L'altro ricordo forte di don Giancarlo è quello della mamma di Mattia. Che descrive come una vera e propria eroina. «È la parola giusta - aggiunge - Ho ancora in mente quelle mattine d'inverno quando, prestissimo, passava a lasciare il piccolo Mattia a scuola per correre a Ferrara dove lavora. Ha fatto ogni sforzo, ha lavorato sino a spaccarsi la schiena per fare in modo che a suo figlio non mancasse nulla».
Mattia era di Stienta, ma frequentava il gruppo scout di Santa Maria Maddalena. «Noi in paese non abbiamo gli scout - spiega il parroco - E io l'ho sempre incoraggiato, spingendolo verso Santa Maria».
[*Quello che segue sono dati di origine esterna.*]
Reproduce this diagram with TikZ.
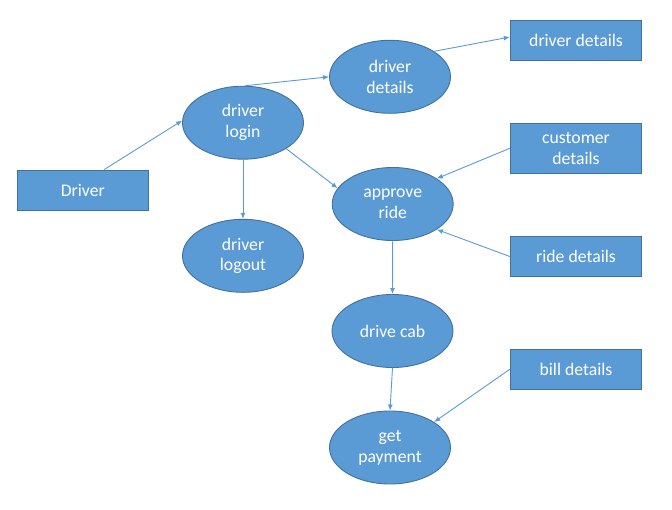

Nonostante questo, il giovane era partecipe alla vita del paese. «Dava sempre una mano - racconta ancora Don Giancarlo - Partecipava anche ai campi scuola. Io comunque glielo ripetevo sempre: Se ti trovi bene a Santa Maria, se i tuoi interessi sono là, non ti devi preoccupare per noi, fai bene a stare là».
Al sacerdote faceva piacere che il giovane avesse la sua compagnia, stesse con gli amici, fosse sereno. Perché quell'ombra di tristezza, in lui non mancava mai. E spesso faceva capolino: «Non è stato facile per lui - continua il parroco - Era passato attraverso una esperienza che non può non lasciare residui».
Mattia frequentava l'ultimo anno dell'istituto Enaip di Ferrara, esperienza alla quale aveva già cominciato ad abbinare qualche lavoretto in aziende della zona. «Quando lo incontravo - conclude Don Giancarlo - mi raccontava sempre di quale lavoro stesse facendo in quel momento. Era veramente un bravo ragazzo. Forte, come la madre che è stata una vera eroina».